Return the material exactly as supplied, apart from the pictures, which are omitted.

── Recorded information ──

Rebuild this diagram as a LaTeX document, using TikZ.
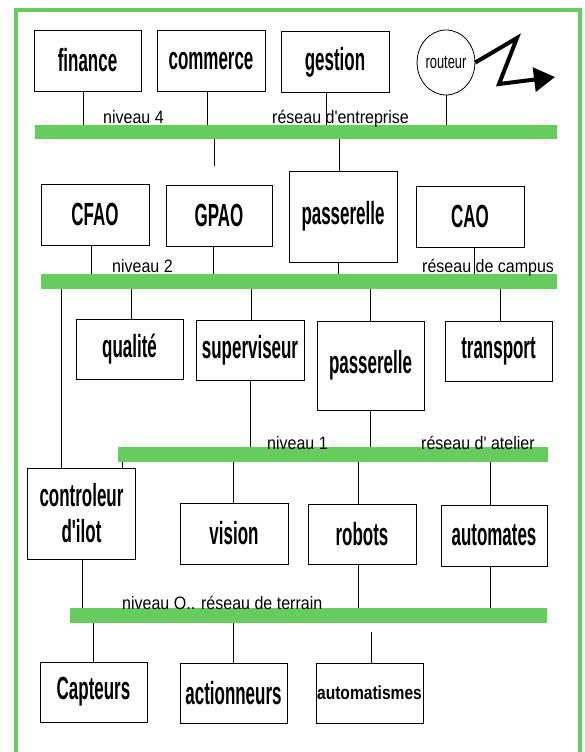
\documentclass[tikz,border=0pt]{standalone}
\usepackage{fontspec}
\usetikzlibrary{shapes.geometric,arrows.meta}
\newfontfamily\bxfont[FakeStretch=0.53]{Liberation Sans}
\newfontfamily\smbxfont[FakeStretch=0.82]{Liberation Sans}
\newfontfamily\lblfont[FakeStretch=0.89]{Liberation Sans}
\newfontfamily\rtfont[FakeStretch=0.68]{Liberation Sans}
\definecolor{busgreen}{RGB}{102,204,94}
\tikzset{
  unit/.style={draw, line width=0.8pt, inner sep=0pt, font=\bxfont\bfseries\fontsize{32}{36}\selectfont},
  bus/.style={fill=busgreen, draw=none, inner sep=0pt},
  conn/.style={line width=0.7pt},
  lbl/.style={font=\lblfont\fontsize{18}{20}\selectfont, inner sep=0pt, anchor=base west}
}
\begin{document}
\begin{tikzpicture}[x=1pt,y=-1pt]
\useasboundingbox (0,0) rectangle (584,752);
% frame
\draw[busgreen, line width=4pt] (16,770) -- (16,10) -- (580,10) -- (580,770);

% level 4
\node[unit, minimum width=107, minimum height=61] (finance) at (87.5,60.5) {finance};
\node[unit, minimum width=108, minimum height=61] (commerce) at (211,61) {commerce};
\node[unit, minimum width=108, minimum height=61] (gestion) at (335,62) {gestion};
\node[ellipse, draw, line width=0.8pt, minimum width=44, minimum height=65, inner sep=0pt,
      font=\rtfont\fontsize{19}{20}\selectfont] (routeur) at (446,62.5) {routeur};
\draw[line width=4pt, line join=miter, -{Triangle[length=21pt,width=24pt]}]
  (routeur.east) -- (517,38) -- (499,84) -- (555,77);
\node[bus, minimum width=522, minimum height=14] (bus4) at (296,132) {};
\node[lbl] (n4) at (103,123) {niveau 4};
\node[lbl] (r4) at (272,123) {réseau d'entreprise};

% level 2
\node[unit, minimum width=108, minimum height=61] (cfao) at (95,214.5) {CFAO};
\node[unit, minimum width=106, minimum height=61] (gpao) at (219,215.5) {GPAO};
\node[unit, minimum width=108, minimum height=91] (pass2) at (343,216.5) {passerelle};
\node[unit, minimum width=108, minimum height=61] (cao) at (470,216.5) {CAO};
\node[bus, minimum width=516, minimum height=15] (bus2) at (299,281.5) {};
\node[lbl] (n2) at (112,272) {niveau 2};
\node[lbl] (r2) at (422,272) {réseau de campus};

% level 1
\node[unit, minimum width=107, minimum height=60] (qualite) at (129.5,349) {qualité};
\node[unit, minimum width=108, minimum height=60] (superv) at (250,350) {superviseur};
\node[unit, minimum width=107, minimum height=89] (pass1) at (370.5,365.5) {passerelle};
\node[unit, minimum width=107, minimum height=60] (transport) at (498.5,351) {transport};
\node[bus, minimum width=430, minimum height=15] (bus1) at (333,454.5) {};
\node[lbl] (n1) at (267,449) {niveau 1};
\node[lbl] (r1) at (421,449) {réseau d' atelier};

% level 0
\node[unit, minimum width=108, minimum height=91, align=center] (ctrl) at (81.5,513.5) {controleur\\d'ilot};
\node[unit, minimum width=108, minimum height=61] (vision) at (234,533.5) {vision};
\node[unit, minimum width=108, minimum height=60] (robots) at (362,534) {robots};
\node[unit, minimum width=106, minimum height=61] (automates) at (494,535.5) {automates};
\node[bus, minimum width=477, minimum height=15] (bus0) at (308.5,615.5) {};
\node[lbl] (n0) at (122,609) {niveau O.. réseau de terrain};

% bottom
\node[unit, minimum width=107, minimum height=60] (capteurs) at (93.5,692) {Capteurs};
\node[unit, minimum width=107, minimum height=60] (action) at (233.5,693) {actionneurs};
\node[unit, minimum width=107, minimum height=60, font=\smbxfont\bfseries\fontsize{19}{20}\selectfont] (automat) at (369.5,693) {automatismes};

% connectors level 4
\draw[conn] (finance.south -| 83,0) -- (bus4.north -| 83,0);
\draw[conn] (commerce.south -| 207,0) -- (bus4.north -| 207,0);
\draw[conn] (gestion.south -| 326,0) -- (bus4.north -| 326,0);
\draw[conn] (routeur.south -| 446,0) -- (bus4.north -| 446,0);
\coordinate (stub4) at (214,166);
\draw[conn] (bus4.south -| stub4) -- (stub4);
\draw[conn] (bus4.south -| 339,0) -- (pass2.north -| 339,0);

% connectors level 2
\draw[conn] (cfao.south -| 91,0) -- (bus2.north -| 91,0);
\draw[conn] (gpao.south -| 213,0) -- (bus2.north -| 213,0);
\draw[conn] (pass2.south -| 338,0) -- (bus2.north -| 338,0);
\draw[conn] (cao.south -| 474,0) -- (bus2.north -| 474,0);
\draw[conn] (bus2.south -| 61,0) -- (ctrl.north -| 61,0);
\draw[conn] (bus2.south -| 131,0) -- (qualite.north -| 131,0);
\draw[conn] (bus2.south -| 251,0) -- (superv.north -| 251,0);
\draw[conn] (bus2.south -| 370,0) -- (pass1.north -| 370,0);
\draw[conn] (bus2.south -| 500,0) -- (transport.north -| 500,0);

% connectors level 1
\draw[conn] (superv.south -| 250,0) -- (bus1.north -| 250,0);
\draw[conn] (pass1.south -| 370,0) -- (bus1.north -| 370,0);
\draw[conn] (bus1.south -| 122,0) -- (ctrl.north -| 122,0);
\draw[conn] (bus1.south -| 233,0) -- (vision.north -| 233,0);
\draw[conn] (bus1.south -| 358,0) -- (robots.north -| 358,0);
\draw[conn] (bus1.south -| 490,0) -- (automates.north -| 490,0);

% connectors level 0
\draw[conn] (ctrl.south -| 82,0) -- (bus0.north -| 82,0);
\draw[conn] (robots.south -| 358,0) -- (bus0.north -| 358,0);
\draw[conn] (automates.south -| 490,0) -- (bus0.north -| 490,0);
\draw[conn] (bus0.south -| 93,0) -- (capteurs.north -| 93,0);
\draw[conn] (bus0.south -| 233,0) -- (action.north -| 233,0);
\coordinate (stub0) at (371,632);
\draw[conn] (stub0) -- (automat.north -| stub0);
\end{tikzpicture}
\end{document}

───

__Finished exercise__
Rebuild this diagram as a LaTeX document, using TikZ.
\documentclass[tikz,border=0pt]{standalone}
\usepackage{fontspec}
\usetikzlibrary{shapes.geometric,arrows.meta}
\newfontfamily\bxfont[FakeStretch=0.53]{Liberation Sans}
\newfontfamily\smbxfont[FakeStretch=0.82]{Liberation Sans}
\newfontfamily\lblfont[FakeStretch=0.89]{Liberation Sans}
\newfontfamily\rtfont[FakeStretch=0.68]{Liberation Sans}
\definecolor{busgreen}{RGB}{102,204,94}
\tikzset{
  unit/.style={draw, line width=0.8pt, inner sep=0pt, font=\bxfont\bfseries\fontsize{32}{36}\selectfont},
  bus/.style={fill=busgreen, draw=none, inner sep=0pt},
  conn/.style={line width=0.7pt},
  lbl/.style={font=\lblfont\fontsize{18}{20}\selectfont, inner sep=0pt, anchor=base west}
}
\begin{document}
\begin{tikzpicture}[x=1pt,y=-1pt]
\useasboundingbox (0,0) rectangle (584,752);
% frame
\draw[busgreen, line width=4pt] (16,770) -- (16,10) -- (580,10) -- (580,770);

% level 4
\node[unit, minimum width=107, minimum height=61] (finance) at (87.5,60.5) {finance};
\node[unit, minimum width=108, minimum height=61] (commerce) at (211,61) {commerce};
\node[unit, minimum width=108, minimum height=61] (gestion) at (335,62) {gestion};
\node[ellipse, draw, line width=0.8pt, minimum width=44, minimum height=65, inner sep=0pt,
      font=\rtfont\fontsize{19}{20}\selectfont] (routeur) at (446,62.5) {routeur};
\draw[line width=4pt, line join=miter, -{Triangle[length=21pt,width=24pt]}]
  (routeur.east) -- (517,38) -- (499,84) -- (555,77);
\node[bus, minimum width=522, minimum height=14] (bus4) at (296,132) {};
\node[lbl] (n4) at (103,123) {niveau 4};
\node[lbl] (r4) at (272,123) {réseau d'entreprise};

% level 2
\node[unit, minimum width=108, minimum height=61] (cfao) at (95,214.5) {CFAO};
\node[unit, minimum width=106, minimum height=61] (gpao) at (219,215.5) {GPAO};
\node[unit, minimum width=108, minimum height=91] (pass2) at (343,216.5) {passerelle};
\node[unit, minimum width=108, minimum height=61] (cao) at (470,216.5) {CAO};
\node[bus, minimum width=516, minimum height=15] (bus2) at (299,281.5) {};
\node[lbl] (n2) at (112,272) {niveau 2};
\node[lbl] (r2) at (422,272) {réseau de campus};

% level 1
\node[unit, minimum width=107, minimum height=60] (qualite) at (129.5,349) {qualité};
\node[unit, minimum width=108, minimum height=60] (superv) at (250,350) {superviseur};
\node[unit, minimum width=107, minimum height=89] (pass1) at (370.5,365.5) {passerelle};
\node[unit, minimum width=107, minimum height=60] (transport) at (498.5,351) {transport};
\node[bus, minimum width=430, minimum height=15] (bus1) at (333,454.5) {};
\node[lbl] (n1) at (267,449) {niveau 1};
\node[lbl] (r1) at (421,449) {réseau d' atelier};

% level 0
\node[unit, minimum width=108, minimum height=91, align=center] (ctrl) at (81.5,513.5) {controleur\\d'ilot};
\node[unit, minimum width=108, minimum height=61] (vision) at (234,533.5) {vision};
\node[unit, minimum width=108, minimum height=60] (robots) at (362,534) {robots};
\node[unit, minimum width=106, minimum height=61] (automates) at (494,535.5) {automates};
\node[bus, minimum width=477, minimum height=15] (bus0) at (308.5,615.5) {};
\node[lbl] (n0) at (122,609) {niveau O.. réseau de terrain};

% bottom
\node[unit, minimum width=107, minimum height=60] (capteurs) at (93.5,692) {Capteurs};
\node[unit, minimum width=107, minimum height=60] (action) at (233.5,693) {actionneurs};
\node[unit, minimum width=107, minimum height=60, font=\smbxfont\bfseries\fontsize{19}{20}\selectfont] (automat) at (369.5,693) {automatismes};

% connectors level 4
\draw[conn] (finance.south -| 83,0) -- (bus4.north -| 83,0);
\draw[conn] (commerce.south -| 207,0) -- (bus4.north -| 207,0);
\draw[conn] (gestion.south -| 326,0) -- (bus4.north -| 326,0);
\draw[conn] (routeur.south -| 446,0) -- (bus4.north -| 446,0);
\coordinate (stub4) at (214,166);
\draw[conn] (bus4.south -| stub4) -- (stub4);
\draw[conn] (bus4.south -| 339,0) -- (pass2.north -| 339,0);

% connectors level 2
\draw[conn] (cfao.south -| 91,0) -- (bus2.north -| 91,0);
\draw[conn] (gpao.south -| 213,0) -- (bus2.north -| 213,0);
\draw[conn] (pass2.south -| 338,0) -- (bus2.north -| 338,0);
\draw[conn] (cao.south -| 474,0) -- (bus2.north -| 474,0);
\draw[conn] (bus2.south -| 61,0) -- (ctrl.north -| 61,0);
\draw[conn] (bus2.south -| 131,0) -- (qualite.north -| 131,0);
\draw[conn] (bus2.south -| 251,0) -- (superv.north -| 251,0);
\draw[conn] (bus2.south -| 370,0) -- (pass1.north -| 370,0);
\draw[conn] (bus2.south -| 500,0) -- (transport.north -| 500,0);

% connectors level 1
\draw[conn] (superv.south -| 250,0) -- (bus1.north -| 250,0);
\draw[conn] (pass1.south -| 370,0) -- (bus1.north -| 370,0);
\draw[conn] (bus1.south -| 122,0) -- (ctrl.north -| 122,0);
\draw[conn] (bus1.south -| 233,0) -- (vision.north -| 233,0);
\draw[conn] (bus1.south -| 358,0) -- (robots.north -| 358,0);
\draw[conn] (bus1.south -| 490,0) -- (automates.north -| 490,0);

% connectors level 0
\draw[conn] (ctrl.south -| 82,0) -- (bus0.north -| 82,0);
\draw[conn] (robots.south -| 358,0) -- (bus0.north -| 358,0);
\draw[conn] (automates.south -| 490,0) -- (bus0.north -| 490,0);
\draw[conn] (bus0.south -| 93,0) -- (capteurs.north -| 93,0);
\draw[conn] (bus0.south -| 233,0) -- (action.north -| 233,0);
\coordinate (stub0) at (371,632);
\draw[conn] (stub0) -- (automat.north -| stub0);
\end{tikzpicture}
\end{document}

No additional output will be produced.